A stack machine may have 2 or more stack registers — one of them keeps track of a call stack, the other(s) keep track of other stack(s).

== Stack engine ==
Simpler processors store the stack pointer in a regular hardware register and use the arithmetic logic unit (ALU) to manipulate its value. In processors with instructions that push items onto the stack and pop items from the stack, those instructions are either executed with multiple hardwired CPU cycles or microinstructions or are translated into multiple micro-ops, to separately add/subtract the stack pointer, and perform the load/store in memory.

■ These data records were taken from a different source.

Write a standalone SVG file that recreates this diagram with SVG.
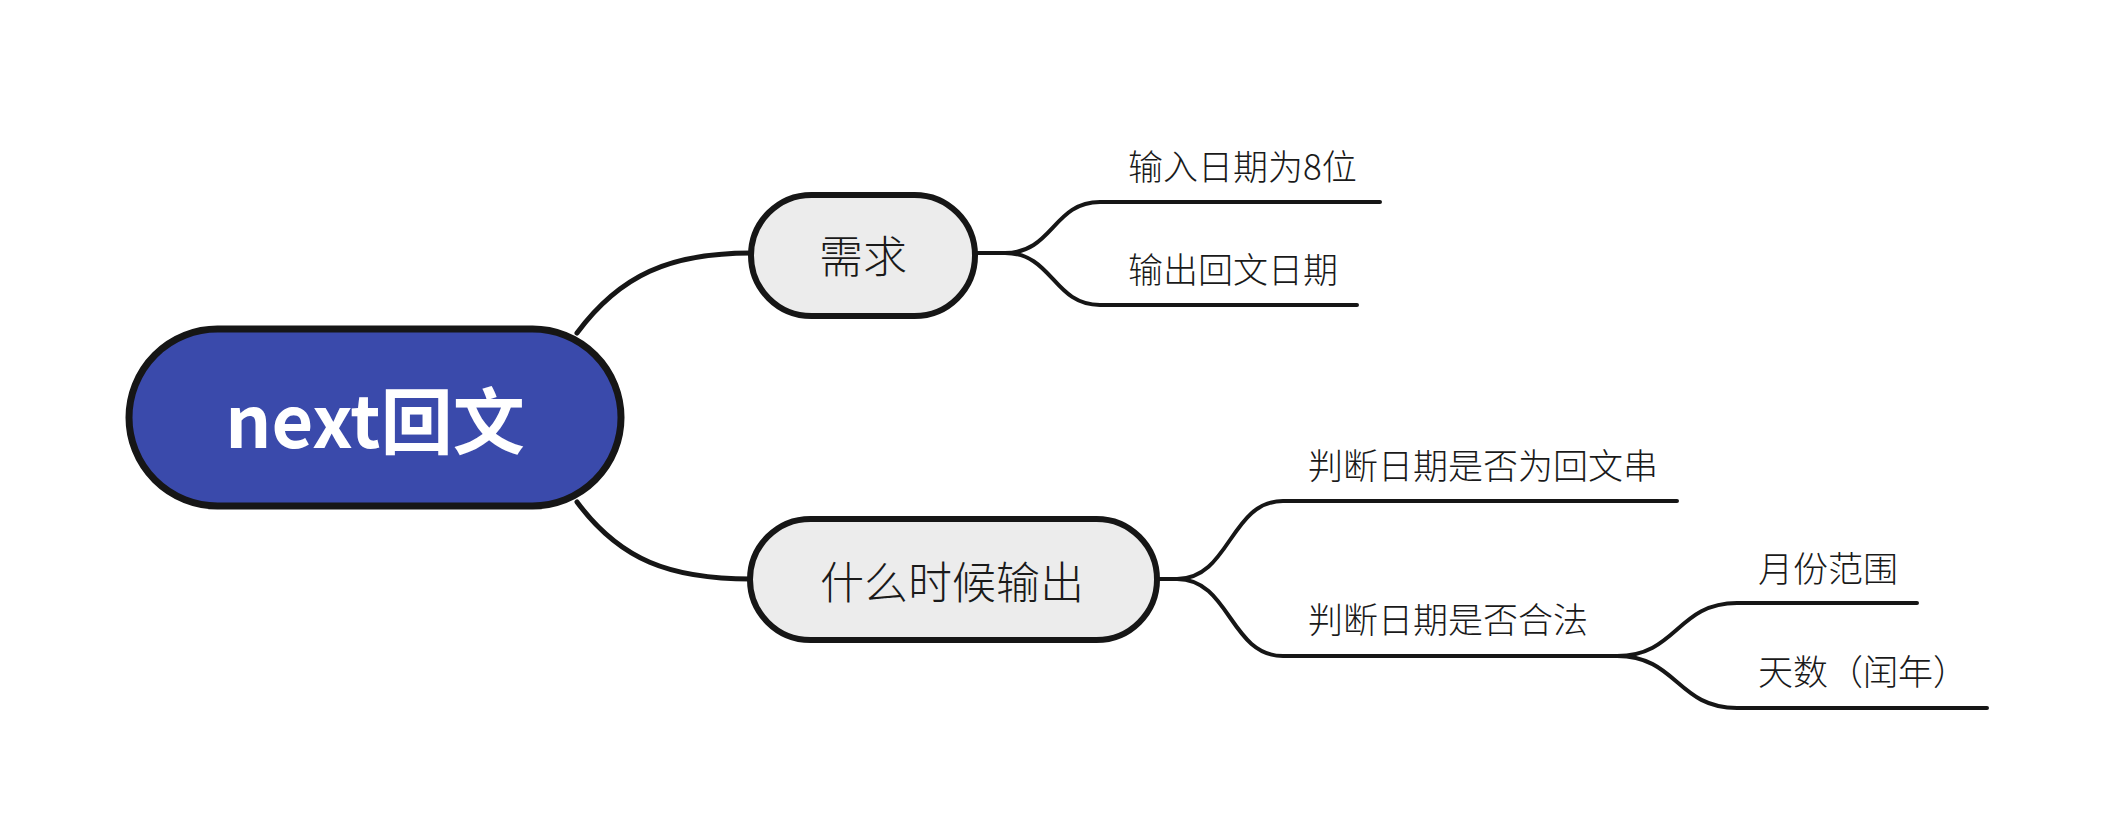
<svg xmlns="http://www.w3.org/2000/svg" width="2112" height="837" viewBox="0 0 2112 837">
<style>
.conn{fill:none;stroke:#161616;stroke-linecap:round;stroke-linejoin:round}
.main{stroke-width:5}
.sub{stroke-width:4}
.t{font-family:"Noto Sans CJK SC","Noto Sans",sans-serif;fill:#1a1a1a;dominant-baseline:central;font-weight:300}
.leaf{font-size:35px}
.topic{font-size:44px;text-anchor:middle}
.box{fill:#ececec;stroke:#161616;stroke-width:6}
</style>
<rect width="2112" height="837" fill="#ffffff"/>
<g id="connectors">
<path class="conn main" d="M577,333 C620,275 670,253 751,253"/>
<path class="conn main" d="M577,502 C620,560 670,579 751,579"/>
<path class="conn sub" d="M975,253 L1005,253 C1053,253 1053,202 1100,202 L1380,202"/>
<path class="conn sub" d="M975,253 L1005,253 C1053,253 1053,305 1100,305 L1357,305"/>
<path class="conn sub" d="M1157,579 L1177,579 C1230,579 1230,501 1283,501 L1677,501"/>
<path class="conn sub" d="M1157,579 L1177,579 C1230,579 1230,656 1283,656 L1617,656"/>
<path class="conn sub" d="M1617,656 C1677,656 1677,603 1737,603 L1917,603"/>
<path class="conn sub" d="M1617,656 C1677,656 1677,708 1737,708 L1987,708"/>
</g>
<g id="root">
<rect x="129" y="329" width="492" height="177" rx="88.5" fill="#3a4aab" stroke="#161616" stroke-width="7"/>
<text class="t" x="375" y="416" font-size="72" text-anchor="middle" style="fill:#ffffff;font-weight:700">next回文</text>
</g>
<g id="node-xuqiu">
<rect class="box" x="751" y="195" width="224" height="121" rx="60.5"/>
<text class="t topic" x="863" y="254">需求</text>
</g>
<g id="node-when">
<rect class="box" x="750" y="519" width="407" height="121" rx="60.5"/>
<text class="t topic" x="952" y="580">什么时候输出</text>
</g>
<g id="leaf-1">
<text class="t leaf" x="1128" y="164">输入日期为8位</text>
</g>
<g id="leaf-2">
<text class="t leaf" x="1128" y="267">输出回文日期</text>
</g>
<g id="leaf-3">
<text class="t leaf" x="1308" y="463">判断日期是否为回文串</text>
</g>
<g id="leaf-4">
<text class="t leaf" x="1308" y="617">判断日期是否合法</text>
</g>
<g id="leaf-5">
<text class="t leaf" x="1758" y="566">月份范围</text>
</g>
<g id="leaf-6">
<text class="t leaf" x="1758" y="669">天数（闰年）</text>
</g>
</svg>
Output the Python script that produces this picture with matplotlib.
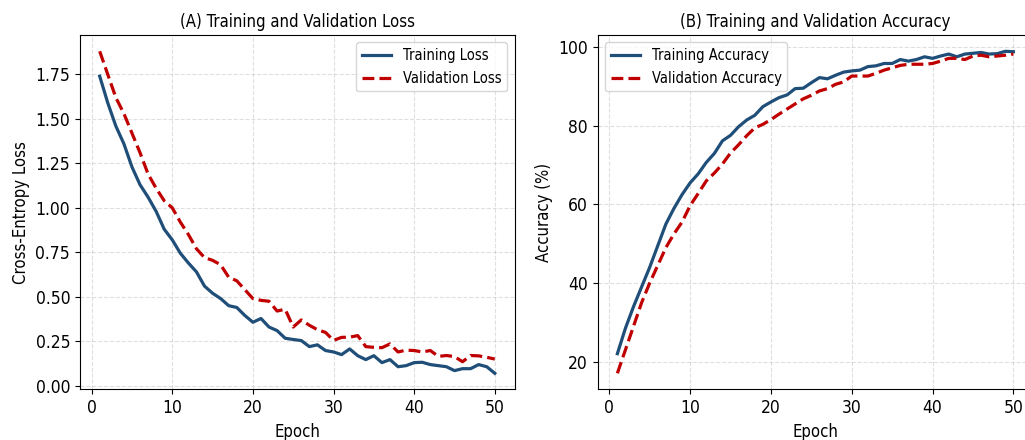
import numpy as np
import matplotlib
matplotlib.use("Agg")
import matplotlib.pyplot as plt

# ----------------------------------------------------
# data
# ----------------------------------------------------
epochs = list(range(1, 51))

train_loss = [1.74, 1.59, 1.46, 1.36, 1.23, 1.13, 1.06, 0.98, 0.88, 0.82,
              0.745, 0.69, 0.64, 0.56, 0.52, 0.49, 0.45, 0.44, 0.395, 0.357,
              0.378, 0.33, 0.31, 0.267, 0.26, 0.254, 0.22, 0.23, 0.198, 0.19,
              0.175, 0.207, 0.169, 0.147, 0.169, 0.13, 0.147, 0.107, 0.113, 0.13,
              0.132, 0.119, 0.113, 0.107, 0.085, 0.096, 0.096, 0.119, 0.107, 0.07]

val_loss = [1.88, 1.75, 1.62, 1.53, 1.42, 1.31, 1.19, 1.11, 1.04, 1.0,
            0.92, 0.85, 0.77, 0.72, 0.705, 0.68, 0.61, 0.59, 0.54, 0.49,
            0.48, 0.475, 0.42, 0.43, 0.33, 0.37, 0.34, 0.315, 0.30, 0.255,
            0.272, 0.273, 0.282, 0.22, 0.216, 0.214, 0.235, 0.19, 0.20, 0.198,
            0.19, 0.198, 0.165, 0.17, 0.164, 0.135, 0.17, 0.168, 0.16, 0.15]

train_acc = [22.0, 28.5, 34.0, 39.0, 44.0, 49.5, 55.0, 59.0, 62.5, 65.5,
             67.8, 70.7, 73.0, 76.2, 77.6, 79.8, 81.5, 82.7, 84.9, 86.1,
             87.2, 87.9, 89.5, 89.6, 91.0, 92.3, 92.0, 92.9, 93.7, 94.0,
             94.2, 95.1, 95.3, 95.9, 95.9, 96.9, 96.5, 96.9, 97.6, 97.2,
             97.8, 98.3, 97.6, 98.3, 98.5, 98.7, 98.3, 98.4, 99.0, 98.9]

val_acc = [17.0, 23.0, 29.0, 35.0, 40.0, 44.5, 49.0, 52.5, 55.5, 59.7,
           62.8, 66.0, 68.0, 70.3, 73.1, 75.2, 77.5, 79.5, 80.4, 81.6,
           83.0, 84.3, 85.6, 86.9, 87.8, 88.9, 89.5, 90.6, 91.2, 92.7,
           92.7, 92.7, 93.4, 94.2, 94.8, 95.4, 95.7, 95.7, 95.7, 95.9,
           96.5, 97.2, 97.2, 96.9, 97.8, 98.0, 97.6, 97.8, 98.0, 98.3]

# ----------------------------------------------------
# style
# ----------------------------------------------------
blue = "#1f4e79"
red = "#c00000"
plt.rcParams["font.family"] = ["DejaVu Sans"]
plt.rcParams["font.stretch"] = "condensed"

fig = plt.figure(figsize=(10.25, 4.4), dpi=100)
ax1 = fig.add_axes([0.078, 0.115, 0.424, 0.805])
ax2 = fig.add_axes([0.583, 0.115, 0.425, 0.805])

# (A) loss
ax1.plot(epochs, train_loss, color=blue, lw=2.3, label="Training Loss")
ax1.plot(epochs, val_loss, color=red, lw=2.3, ls="--", label="Validation Loss")
ax1.set_title("(A) Training and Validation Loss", fontsize=12)
ax1.set_xlabel("Epoch", fontsize=12)
ax1.set_ylabel("Cross-Entropy Loss", fontsize=12)
ax1.legend(loc="upper right", fontsize=10.5)

# (B) accuracy
ax2.plot(epochs, train_acc, color=blue, lw=2.3, label="Training Accuracy")
ax2.plot(epochs, val_acc, color=red, lw=2.3, ls="--", label="Validation Accuracy")
ax2.set_title("(B) Training and Validation Accuracy", fontsize=12)
ax2.set_xlabel("Epoch", fontsize=12)
ax2.set_ylabel("Accuracy (%)", fontsize=12)
ax2.legend(loc="upper left", fontsize=10.5)

for ax in (ax1, ax2):
    ax.grid(True, ls="--", alpha=0.4)
    ax.tick_params(labelsize=12.5)

fig.savefig("out.png", dpi=100)
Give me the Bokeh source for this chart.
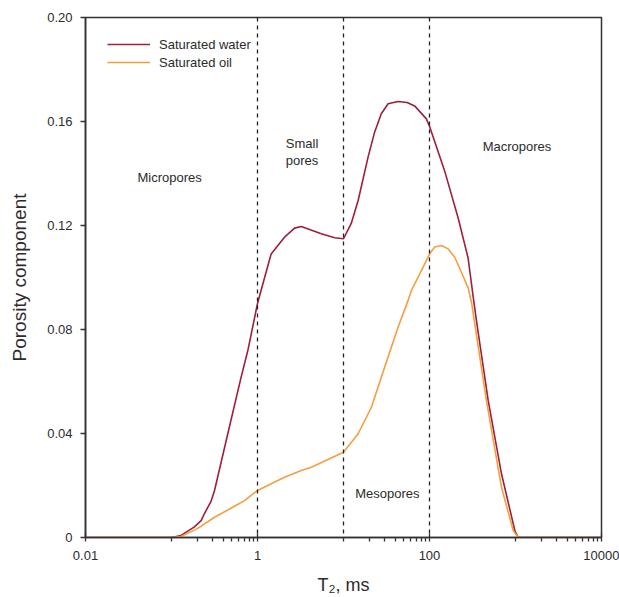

Newer processors of that type contain a dedicated stack engine to optimize stack operations. Pentium M was the first x86 processor to introduce a stack engine. In its implementation, the stack pointer is split among two registers: ESP_{O}, which is a 32-bit register, and ESP_{d}, an 8-bit delta value that is updated directly by stack operations. PUSH, POP, CALL and RET opcodes operate directly with the ESP_{d} register. If ESP_{d} is near overflow or the ESP register is referenced from other instructions (when ESP_{d} ≠ 0), a synchronisation micro-op is inserted that updates the ESP_{O} using the ALU and resets ESP_{d} to 0. This design has remained largely unmodified in later Intel processors, although ESP_{O} has been expanded to 64 bits.

A stack engine similar to Intel's was also adopted in the AMD K8 microarchitecture. In Bulldozer, the need for synchronization micro-ops was removed, but the internal design of the stack engine is not known.